■ **INSTRUCTIONS FOR THE TASK**
List all lines in the material below that contain "this".

Charts and diagrams as code:
──────

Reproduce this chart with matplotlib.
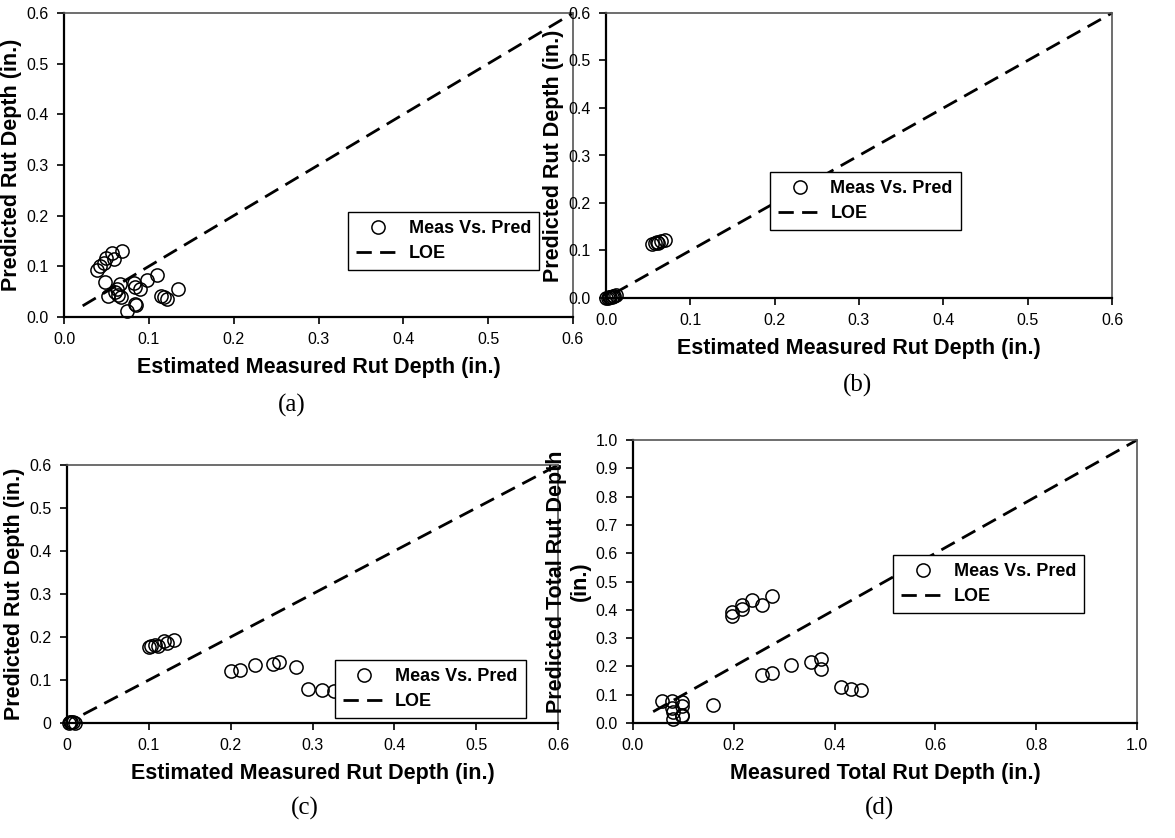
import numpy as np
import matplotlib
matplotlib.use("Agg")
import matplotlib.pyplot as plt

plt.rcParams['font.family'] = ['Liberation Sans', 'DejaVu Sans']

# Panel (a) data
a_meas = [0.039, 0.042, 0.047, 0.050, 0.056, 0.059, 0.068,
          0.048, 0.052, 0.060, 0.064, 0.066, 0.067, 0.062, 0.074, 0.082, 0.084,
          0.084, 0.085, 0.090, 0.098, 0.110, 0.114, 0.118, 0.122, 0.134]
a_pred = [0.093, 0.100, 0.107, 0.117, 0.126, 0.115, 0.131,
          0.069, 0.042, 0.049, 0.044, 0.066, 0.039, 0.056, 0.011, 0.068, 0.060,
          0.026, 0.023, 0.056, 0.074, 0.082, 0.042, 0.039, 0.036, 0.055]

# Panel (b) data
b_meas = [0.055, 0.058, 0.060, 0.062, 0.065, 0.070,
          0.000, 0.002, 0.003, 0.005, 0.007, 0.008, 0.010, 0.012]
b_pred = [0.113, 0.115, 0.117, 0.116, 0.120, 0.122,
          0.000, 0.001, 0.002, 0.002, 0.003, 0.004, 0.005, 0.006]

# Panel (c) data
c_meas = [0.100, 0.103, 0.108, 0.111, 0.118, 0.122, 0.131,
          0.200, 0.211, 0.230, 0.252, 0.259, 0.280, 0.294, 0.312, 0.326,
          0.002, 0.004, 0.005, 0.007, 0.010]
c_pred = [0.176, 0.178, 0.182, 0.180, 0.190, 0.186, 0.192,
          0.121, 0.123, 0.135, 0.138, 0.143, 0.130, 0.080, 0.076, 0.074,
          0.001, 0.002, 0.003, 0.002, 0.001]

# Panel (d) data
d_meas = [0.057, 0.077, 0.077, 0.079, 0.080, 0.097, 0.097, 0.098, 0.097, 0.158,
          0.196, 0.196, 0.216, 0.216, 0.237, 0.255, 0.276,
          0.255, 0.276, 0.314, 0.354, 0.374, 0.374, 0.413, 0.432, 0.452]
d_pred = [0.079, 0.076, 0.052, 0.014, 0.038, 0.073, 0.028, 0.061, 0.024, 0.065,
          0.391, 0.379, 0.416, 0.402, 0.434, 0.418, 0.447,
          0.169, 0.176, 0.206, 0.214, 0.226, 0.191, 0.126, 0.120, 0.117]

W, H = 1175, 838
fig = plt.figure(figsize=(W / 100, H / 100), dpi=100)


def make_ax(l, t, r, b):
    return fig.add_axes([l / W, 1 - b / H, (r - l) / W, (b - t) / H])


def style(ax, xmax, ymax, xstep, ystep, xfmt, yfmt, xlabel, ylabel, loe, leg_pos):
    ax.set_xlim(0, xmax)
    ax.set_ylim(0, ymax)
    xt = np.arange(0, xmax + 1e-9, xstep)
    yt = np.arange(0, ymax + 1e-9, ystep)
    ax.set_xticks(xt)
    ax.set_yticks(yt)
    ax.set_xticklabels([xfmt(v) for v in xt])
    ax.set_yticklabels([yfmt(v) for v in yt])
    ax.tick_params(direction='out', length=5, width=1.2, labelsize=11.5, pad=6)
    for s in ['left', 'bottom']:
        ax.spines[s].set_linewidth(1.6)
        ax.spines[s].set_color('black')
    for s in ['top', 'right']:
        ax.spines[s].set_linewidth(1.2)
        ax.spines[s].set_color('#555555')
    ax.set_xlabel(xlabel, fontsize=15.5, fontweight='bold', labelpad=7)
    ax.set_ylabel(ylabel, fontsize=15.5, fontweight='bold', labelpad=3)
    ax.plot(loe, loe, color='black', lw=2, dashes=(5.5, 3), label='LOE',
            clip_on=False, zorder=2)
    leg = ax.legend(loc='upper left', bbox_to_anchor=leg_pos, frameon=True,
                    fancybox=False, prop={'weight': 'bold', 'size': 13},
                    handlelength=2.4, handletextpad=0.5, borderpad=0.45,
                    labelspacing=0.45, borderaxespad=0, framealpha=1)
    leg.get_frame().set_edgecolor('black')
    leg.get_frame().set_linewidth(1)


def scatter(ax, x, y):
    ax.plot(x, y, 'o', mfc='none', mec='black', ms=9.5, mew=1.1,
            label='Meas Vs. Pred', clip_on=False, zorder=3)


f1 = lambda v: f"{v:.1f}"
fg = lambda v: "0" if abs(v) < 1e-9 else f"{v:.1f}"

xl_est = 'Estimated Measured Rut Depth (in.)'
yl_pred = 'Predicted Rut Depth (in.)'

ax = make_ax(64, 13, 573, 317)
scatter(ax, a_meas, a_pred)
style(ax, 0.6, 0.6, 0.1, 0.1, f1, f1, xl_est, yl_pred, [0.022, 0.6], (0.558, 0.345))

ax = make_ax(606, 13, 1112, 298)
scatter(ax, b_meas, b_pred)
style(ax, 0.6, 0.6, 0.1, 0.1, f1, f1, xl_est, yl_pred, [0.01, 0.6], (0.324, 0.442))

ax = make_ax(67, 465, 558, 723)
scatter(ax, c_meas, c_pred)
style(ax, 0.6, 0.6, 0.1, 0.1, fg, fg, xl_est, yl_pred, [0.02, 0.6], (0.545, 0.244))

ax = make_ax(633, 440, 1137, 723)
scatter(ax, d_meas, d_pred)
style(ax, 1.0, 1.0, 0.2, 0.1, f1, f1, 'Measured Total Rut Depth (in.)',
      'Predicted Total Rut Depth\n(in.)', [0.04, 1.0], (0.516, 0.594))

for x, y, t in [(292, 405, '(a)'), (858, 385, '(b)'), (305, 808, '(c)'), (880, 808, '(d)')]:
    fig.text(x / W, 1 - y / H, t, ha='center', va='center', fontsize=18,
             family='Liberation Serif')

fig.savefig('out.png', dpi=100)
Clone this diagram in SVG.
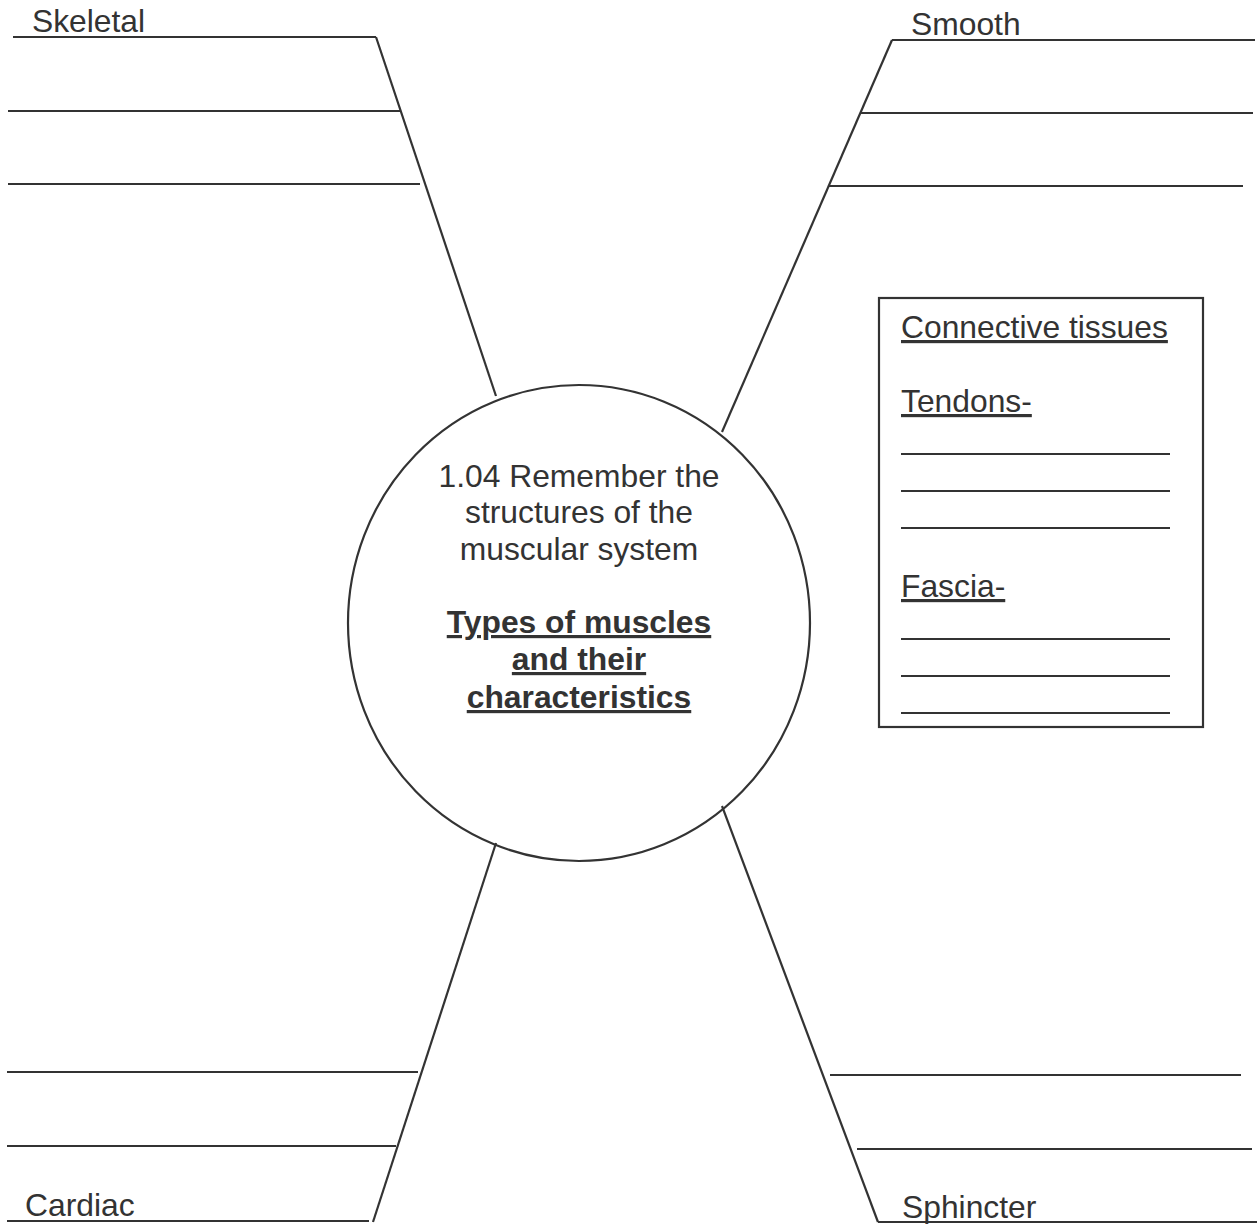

──────

■ **EXERCISE SOLUTION**
Reproduce this chart with matplotlib.
Clone this diagram in SVG.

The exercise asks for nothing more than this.